* [Problem details]: Give back exactly the lines from the beginning of the listing below to the line holding "plt.rcParams['hatch.linewidth'] = 0.8", both ends included; the pictures stay out.

* [Information supplied]:
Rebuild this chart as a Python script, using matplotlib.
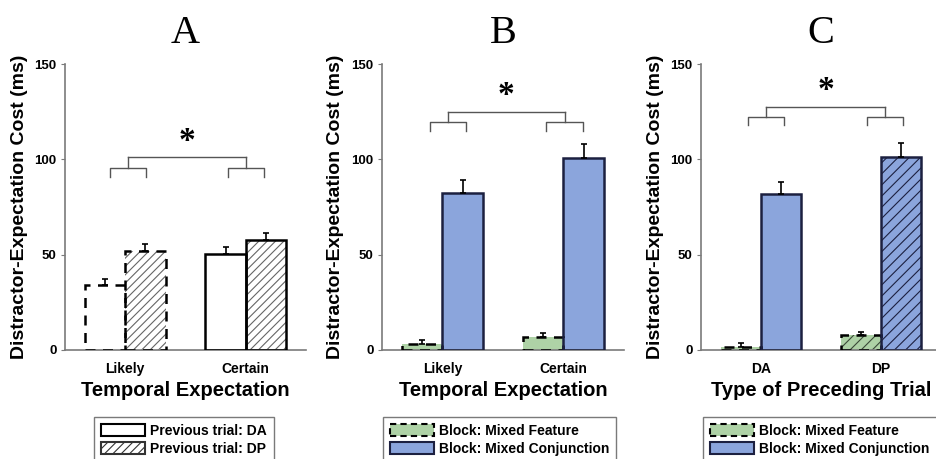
import matplotlib.pyplot as plt
from matplotlib.patches import Patch

plt.rcParams['font.family'] = ['Liberation Sans', 'DejaVu Sans']
plt.rcParams['font.weight'] = 'bold'
plt.rcParams['hatch.linewidth'] = 0.8

# Panel A: temporal expectation x previous trial
a_groups = ["Likely", "Certain"]
a_da = [34.0, 50.5]
a_da_err = [3.0, 3.5]
a_dp = [52.0, 57.8]
a_dp_err = [3.5, 3.5]

# Panel B: temporal expectation x block
b_groups = ["Likely", "Certain"]
b_feature = [3.1, 6.6]
b_feature_err = [1.9, 2.1]
b_conj = [82.5, 100.5]
b_conj_err = [6.5, 7.5]

# Panel C: preceding trial x block
c_groups = ["DA", "DP"]
c_feature = [1.7, 7.9]
c_feature_err = [1.8, 1.6]
c_conj = [82.0, 101.4]
c_conj_err = [6.0, 7.0]

GREEN = "#aed2a6"
BLUE = "#8ba5dc"
NAVY = "#1c2040"
GRAY = "#7a7a7a"
W = 0.335


def bar(ax, x, h, err, face, edge, ls="-", hatch=None, hatch_color=None):
    ax.bar(x, h, W, color=face, edgecolor=hatch_color if hatch else "none",
           hatch=hatch, linewidth=0, zorder=2)
    ax.bar(x, h, W, fill=False, edgecolor=edge, linestyle=ls, linewidth=1.8, zorder=3)
    ax.errorbar(x, h, yerr=[[0], [err]], fmt="none", ecolor="black",
                elinewidth=1.2, capsize=2.5, capthick=1.2, zorder=4)


def bracket(ax, centers, top, sub, end, star_y, half=0.15):
    kw = dict(color="#555555", linewidth=1.0, zorder=1)
    for c in centers:
        ax.plot([c - half, c - half, c + half, c + half], [end, sub, sub, end], **kw)
        ax.plot([c, c], [sub, top], **kw)
    ax.plot(centers, [top, top], **kw)
    ax.text(sum(centers) / 2, star_y, "*", ha="center", va="center",
            fontsize=24, family="Liberation Serif", fontweight="bold")


def style(ax, letter, groups, xlabel):
    ax.set_xlim(0.5, 2.5)
    ax.set_ylim(0, 150)
    ax.set_yticks([0, 50, 100, 150])
    ax.set_xticks([1, 2])
    ax.set_xticklabels(groups)
    for s in ("top", "right"):
        ax.spines[s].set_visible(False)
    for s in ("left", "bottom"):
        ax.spines[s].set_color(GRAY)
        ax.spines[s].set_linewidth(1.2)
    ax.tick_params(axis="x", length=0, pad=8.5, labelsize=10)
    ax.tick_params(axis="y", length=3, color=GRAY, pad=3, labelsize=9.5)
    ax.set_xlabel(xlabel, fontsize=14.5, fontweight="bold", labelpad=4)
    ax.set_ylabel("Distractor-Expectation Cost (ms)", fontsize=14, fontweight="bold",
                  labelpad=5)
    ax.text(0.5, 1.073, letter, transform=ax.transAxes, ha="center", va="baseline",
            fontsize=29, family="Liberation Serif", fontweight="normal")


fig = plt.figure(figsize=(9.36, 4.59), dpi=100)
ax_a = fig.add_axes([0.0694, 0.2375, 0.2575, 0.623])
ax_b = fig.add_axes([0.408, 0.2375, 0.2585, 0.623])
ax_c = fig.add_axes([0.749, 0.2375, 0.2564, 0.623])

# A
for i in range(2):
    ls = (0, (4, 3)) if i == 0 else "-"
    bar(ax_a, i + 1 - W / 2, a_da[i], a_da_err[i], "white", "black", ls)
    bar(ax_a, i + 1 + W / 2, a_dp[i], a_dp_err[i], "white", "black", ls,
        hatch="////", hatch_color="#666666")
bracket(ax_a, [1.02, 2.0], 101, 95.3, 91, 109.6)
style(ax_a, "A", a_groups, "Temporal Expectation")
ax_a.legend(handles=[Patch(facecolor="white", edgecolor="black", linewidth=1.5),
                     Patch(facecolor="white", edgecolor="#333333", hatch="////", linewidth=1.5)],
            labels=["Previous trial: DA", "Previous trial: DP"],
            loc="upper left", bbox_to_anchor=(0.12, -0.234), borderaxespad=0,
            fancybox=False, edgecolor=GRAY, framealpha=1, fontsize=10,
            handlelength=3.2, handleheight=0.95, handletextpad=0.35,
            labelspacing=0.3, borderpad=0.5)

# B
for i in range(2):
    bar(ax_b, i + 1 - W / 2, b_feature[i], b_feature_err[i], GREEN, "black", (0, (4, 3)))
    bar(ax_b, i + 1 + W / 2, b_conj[i], b_conj_err[i], BLUE, NAVY)
bracket(ax_b, [1.045, 2.01], 125, 119.5, 115, 133.5)
style(ax_b, "B", b_groups, "Temporal Expectation")

# C
for i in range(2):
    h = "///" if i == 1 else None
    bar(ax_c, i + 1 - W / 2, c_feature[i], c_feature_err[i], GREEN, "black", (0, (4, 3)),
        hatch=h, hatch_color="#3a4a38")
    bar(ax_c, i + 1 + W / 2, c_conj[i], c_conj_err[i], BLUE, NAVY, hatch=h, hatch_color=NAVY)
bracket(ax_c, [1.045, 2.035], 127.6, 122.3, 118, 136)
style(ax_c, "C", c_groups, "Type of Preceding Trial")

block_handles = [Patch(facecolor=GREEN, edgecolor="black", linestyle=(0, (3, 2)), linewidth=1.5),
                 Patch(facecolor=BLUE, edgecolor=NAVY, linewidth=1.5)]
block_labels = ["Block: Mixed Feature", "Block: Mixed Conjunction"]
for ax, x0 in ((ax_b, 0.004), (ax_c, 0.008)):
    ax.legend(handles=block_handles, labels=block_labels,
              loc="upper left", bbox_to_anchor=(x0, -0.234), borderaxespad=0,
              fancybox=False, edgecolor=GRAY, framealpha=1, fontsize=10,
              handlelength=3.2, handleheight=0.95, handletextpad=0.35,
              labelspacing=0.3, borderpad=0.5)

fig.savefig("out.png", dpi=100)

* [Written answer]:
Rebuild this chart as a Python script, using matplotlib.
import matplotlib.pyplot as plt
from matplotlib.patches import Patch

plt.rcParams['font.family'] = ['Liberation Sans', 'DejaVu Sans']
plt.rcParams['font.weight'] = 'bold'
plt.rcParams['hatch.linewidth'] = 0.8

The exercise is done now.